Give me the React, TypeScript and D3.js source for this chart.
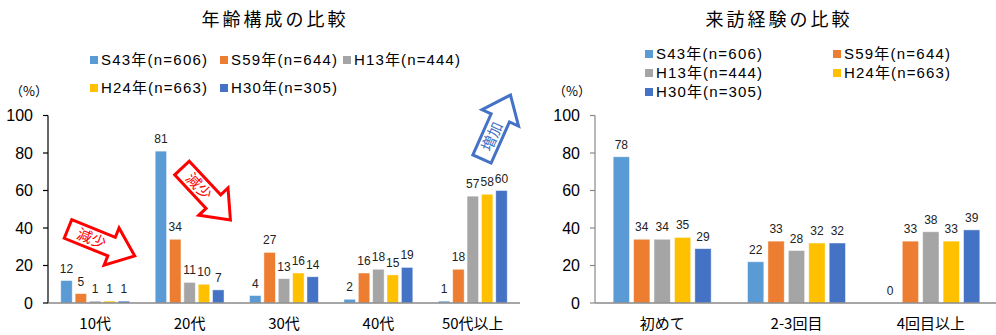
import React from 'react'
import * as d3 from 'd3'

const ageCategories = ['10代', '20代', '30代', '40代', '50代以上']
const visitCategories = ['初めて', '2-3回目', '4回目以上']
const seriesNames = ['S43年(n=606)', 'S59年(n=644)', 'H13年(n=444)', 'H24年(n=663)', 'H30年(n=305)']
const seriesColors = ['#5B9BD5', '#ED7D31', '#A5A5A5', '#FFC000', '#4472C4']

const ageS43 = [12, 81, 4, 2, 1]
const ageS59 = [5, 34, 27, 16, 18]
const ageH13 = [1, 11, 13, 18, 57]
const ageH24 = [1, 10, 16, 15, 58]
const ageH30 = [1, 7, 14, 19, 60]

const visitS43 = [78, 22, 0]
const visitS59 = [34, 33, 33]
const visitH13 = [34, 28, 38]
const visitH24 = [35, 32, 33]
const visitH30 = [29, 32, 39]

const yTicks = [0, 20, 40, 60, 80, 100]

const FONT = '"Liberation Sans", Arial, "Noto Sans CJK JP", sans-serif'
const JP = '"Noto Sans CJK JP", sans-serif'

const y = d3.scaleLinear().domain([0, 100]).range([303, 115.5])

function Panel({ cats, series, x0Range, axisColor }) {
  const x0 = d3.scaleBand().domain(cats).range(x0Range).paddingInner(0.24).paddingOuter(0.12)
  const x1 = d3.scaleBand().domain(d3.range(series.length)).range([0, x0.bandwidth()]).paddingInner(0.2).paddingOuter(0.1)
  const left = x0Range[0]
  return (
    <g>
      <line x1={left} x2={left} y1={y(100)} y2={y(0)} stroke={axisColor} strokeWidth={1.2} />
      {yTicks.map(t => (
        <g key={t}>
          <line x1={left - 5} x2={left} y1={y(t)} y2={y(t)} stroke={axisColor} strokeWidth={1.2} />
          <text x={left - 15} y={y(t)} dy="0.35em" textAnchor="end" fontSize={16} fontFamily={FONT} fill="#000">{t}</text>
        </g>
      ))}
      {series.map((vals, si) => (
        <g key={si} fill={seriesColors[si]}>
          {vals.map((v, ci) => (
            <g key={ci}>
              <rect x={x0(cats[ci]) + x1(si)} y={y(v)} width={x1.bandwidth()} height={y(0) - y(v)}
                stroke="#fff" strokeOpacity={0.6} strokeWidth={0.8} />
              <text x={x0(cats[ci]) + x1(si) + x1.bandwidth() / 2} y={y(v) - 8} textAnchor="middle"
                fontSize={12} fontFamily={FONT} fill="#222">{v}</text>
            </g>
          ))}
        </g>
      ))}
      <line x1={left} x2={x0Range[1]} y1={y(0)} y2={y(0)} stroke="#898989" strokeWidth={1.5} />
      {cats.map(c => (
        <text key={c} x={x0(c) + x0.bandwidth() / 2} y={329} textAnchor="middle" fontSize={15} fontFamily={JP} fill="#000">{c}</text>
      ))}
    </g>
  )
}

function Arrow({ x, y: ay, len, angle, color, label }) {
  const w = 20, hw = 40, hl = 25
  const d = `M0,${-w / 2}L${len - hl},${-w / 2}L${len - hl},${-hw / 2}L${len},0L${len - hl},${hw / 2}L${len - hl},${w / 2}L0,${w / 2}Z`
  return (
    <g transform={`translate(${x},${ay}) rotate(${angle})`}>
      <path d={d} fill="#fff" stroke={color} strokeWidth={3} strokeLinejoin="miter" />
      <text x={(len - hl) / 2 + 2} y={0} dy="0.36em" textAnchor="middle" fontSize={15} fontFamily={JP} fill={color}>{label}</text>
    </g>
  )
}

function Legend({ items, textWidth }) {
  return (
    <g>
      {items.map(([name, color, lx, ly]) => (
        <g key={name}>
          <rect x={lx} y={ly - 4} width={8} height={8} fill={color} />
          <text x={lx + 11} y={ly} dy="0.36em" fontSize={15} fontFamily={FONT} fill="#000"
            textLength={textWidth} lengthAdjust="spacing">{name}</text>
        </g>
      ))}
    </g>
  )
}

export default function App() {
  const leftLegend = [
    [seriesNames[0], seriesColors[0], 90, 60],
    [seriesNames[1], seriesColors[1], 220, 60],
    [seriesNames[2], seriesColors[2], 343, 60],
    [seriesNames[3], seriesColors[3], 90, 88],
    [seriesNames[4], seriesColors[4], 220, 88],
  ]
  const rightLegend = [
    [seriesNames[0], seriesColors[0], 645, 54],
    [seriesNames[1], seriesColors[1], 833, 54],
    [seriesNames[2], seriesColors[2], 645, 73],
    [seriesNames[3], seriesColors[3], 833, 73],
    [seriesNames[4], seriesColors[4], 645, 92],
  ]
  return (
    <svg width={996} height={335} style={{ position: 'absolute', left: 0, top: 0, background: '#fff' }}>
      <text x={275} y={26} textAnchor="middle" fontSize={18} letterSpacing={3} fontFamily={JP} fill="#000">年齢構成の比較</text>
      <text x={779} y={26} textAnchor="middle" fontSize={18} letterSpacing={3} fontFamily={JP} fill="#000">来訪経験の比較</text>
      <text x={10} y={96} fontSize={13} fontFamily={JP} fill="#000">（%）</text>
      <text x={553} y={96} fontSize={13} fontFamily={JP} fill="#000">（%）</text>
      <Legend items={leftLegend} textWidth={106} />
      <Legend items={rightLegend} textWidth={106} />
      <Panel cats={ageCategories} series={[ageS43, ageS59, ageH13, ageH24, ageH30]} x0Range={[48, 520]} axisColor="#000" />
      <Panel cats={visitCategories} series={[visitS43, visitS59, visitH13, visitH24, visitH30]} x0Range={[595, 998]} axisColor="#898989" />
      <Arrow x={68} y={229} len={72} angle={22} color="#FF0000" label="減少" />
      <Arrow x={182} y={168} len={71} angle={47} color="#FF0000" label="減少" />
      <Arrow x={482} y={159} len={70} angle={-66} color="#4472C4" label="増加" />
    </svg>
  )
}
★ ★ ★
● **Task**:
Give the data above again in full and unchanged, skipping the pictures.

● **Answer to the task**:
Give me the React, TypeScript and D3.js source for this chart.
import React from 'react'
import * as d3 from 'd3'

const ageCategories = ['10代', '20代', '30代', '40代', '50代以上']
const visitCategories = ['初めて', '2-3回目', '4回目以上']
const seriesNames = ['S43年(n=606)', 'S59年(n=644)', 'H13年(n=444)', 'H24年(n=663)', 'H30年(n=305)']
const seriesColors = ['#5B9BD5', '#ED7D31', '#A5A5A5', '#FFC000', '#4472C4']

const ageS43 = [12, 81, 4, 2, 1]
const ageS59 = [5, 34, 27, 16, 18]
const ageH13 = [1, 11, 13, 18, 57]
const ageH24 = [1, 10, 16, 15, 58]
const ageH30 = [1, 7, 14, 19, 60]

const visitS43 = [78, 22, 0]
const visitS59 = [34, 33, 33]
const visitH13 = [34, 28, 38]
const visitH24 = [35, 32, 33]
const visitH30 = [29, 32, 39]

const yTicks = [0, 20, 40, 60, 80, 100]

const FONT = '"Liberation Sans", Arial, "Noto Sans CJK JP", sans-serif'
const JP = '"Noto Sans CJK JP", sans-serif'

const y = d3.scaleLinear().domain([0, 100]).range([303, 115.5])

function Panel({ cats, series, x0Range, axisColor }) {
  const x0 = d3.scaleBand().domain(cats).range(x0Range).paddingInner(0.24).paddingOuter(0.12)
  const x1 = d3.scaleBand().domain(d3.range(series.length)).range([0, x0.bandwidth()]).paddingInner(0.2).paddingOuter(0.1)
  const left = x0Range[0]
  return (
    <g>
      <line x1={left} x2={left} y1={y(100)} y2={y(0)} stroke={axisColor} strokeWidth={1.2} />
      {yTicks.map(t => (
        <g key={t}>
          <line x1={left - 5} x2={left} y1={y(t)} y2={y(t)} stroke={axisColor} strokeWidth={1.2} />
          <text x={left - 15} y={y(t)} dy="0.35em" textAnchor="end" fontSize={16} fontFamily={FONT} fill="#000">{t}</text>
        </g>
      ))}
      {series.map((vals, si) => (
        <g key={si} fill={seriesColors[si]}>
          {vals.map((v, ci) => (
            <g key={ci}>
              <rect x={x0(cats[ci]) + x1(si)} y={y(v)} width={x1.bandwidth()} height={y(0) - y(v)}
                stroke="#fff" strokeOpacity={0.6} strokeWidth={0.8} />
              <text x={x0(cats[ci]) + x1(si) + x1.bandwidth() / 2} y={y(v) - 8} textAnchor="middle"
                fontSize={12} fontFamily={FONT} fill="#222">{v}</text>
            </g>
          ))}
        </g>
      ))}
      <line x1={left} x2={x0Range[1]} y1={y(0)} y2={y(0)} stroke="#898989" strokeWidth={1.5} />
      {cats.map(c => (
        <text key={c} x={x0(c) + x0.bandwidth() / 2} y={329} textAnchor="middle" fontSize={15} fontFamily={JP} fill="#000">{c}</text>
      ))}
    </g>
  )
}

function Arrow({ x, y: ay, len, angle, color, label }) {
  const w = 20, hw = 40, hl = 25
  const d = `M0,${-w / 2}L${len - hl},${-w / 2}L${len - hl},${-hw / 2}L${len},0L${len - hl},${hw / 2}L${len - hl},${w / 2}L0,${w / 2}Z`
  return (
    <g transform={`translate(${x},${ay}) rotate(${angle})`}>
      <path d={d} fill="#fff" stroke={color} strokeWidth={3} strokeLinejoin="miter" />
      <text x={(len - hl) / 2 + 2} y={0} dy="0.36em" textAnchor="middle" fontSize={15} fontFamily={JP} fill={color}>{label}</text>
    </g>
  )
}

function Legend({ items, textWidth }) {
  return (
    <g>
      {items.map(([name, color, lx, ly]) => (
        <g key={name}>
          <rect x={lx} y={ly - 4} width={8} height={8} fill={color} />
          <text x={lx + 11} y={ly} dy="0.36em" fontSize={15} fontFamily={FONT} fill="#000"
            textLength={textWidth} lengthAdjust="spacing">{name}</text>
        </g>
      ))}
    </g>
  )
}

export default function App() {
  const leftLegend = [
    [seriesNames[0], seriesColors[0], 90, 60],
    [seriesNames[1], seriesColors[1], 220, 60],
    [seriesNames[2], seriesColors[2], 343, 60],
    [seriesNames[3], seriesColors[3], 90, 88],
    [seriesNames[4], seriesColors[4], 220, 88],
  ]
  const rightLegend = [
    [seriesNames[0], seriesColors[0], 645, 54],
    [seriesNames[1], seriesColors[1], 833, 54],
    [seriesNames[2], seriesColors[2], 645, 73],
    [seriesNames[3], seriesColors[3], 833, 73],
    [seriesNames[4], seriesColors[4], 645, 92],
  ]
  return (
    <svg width={996} height={335} style={{ position: 'absolute', left: 0, top: 0, background: '#fff' }}>
      <text x={275} y={26} textAnchor="middle" fontSize={18} letterSpacing={3} fontFamily={JP} fill="#000">年齢構成の比較</text>
      <text x={779} y={26} textAnchor="middle" fontSize={18} letterSpacing={3} fontFamily={JP} fill="#000">来訪経験の比較</text>
      <text x={10} y={96} fontSize={13} fontFamily={JP} fill="#000">（%）</text>
      <text x={553} y={96} fontSize={13} fontFamily={JP} fill="#000">（%）</text>
      <Legend items={leftLegend} textWidth={106} />
      <Legend items={rightLegend} textWidth={106} />
      <Panel cats={ageCategories} series={[ageS43, ageS59, ageH13, ageH24, ageH30]} x0Range={[48, 520]} axisColor="#000" />
      <Panel cats={visitCategories} series={[visitS43, visitS59, visitH13, visitH24, visitH30]} x0Range={[595, 998]} axisColor="#898989" />
      <Arrow x={68} y={229} len={72} angle={22} color="#FF0000" label="減少" />
      <Arrow x={182} y={168} len={71} angle={47} color="#FF0000" label="減少" />
      <Arrow x={482} y={159} len={70} angle={-66} color="#4472C4" label="増加" />
    </svg>
  )
}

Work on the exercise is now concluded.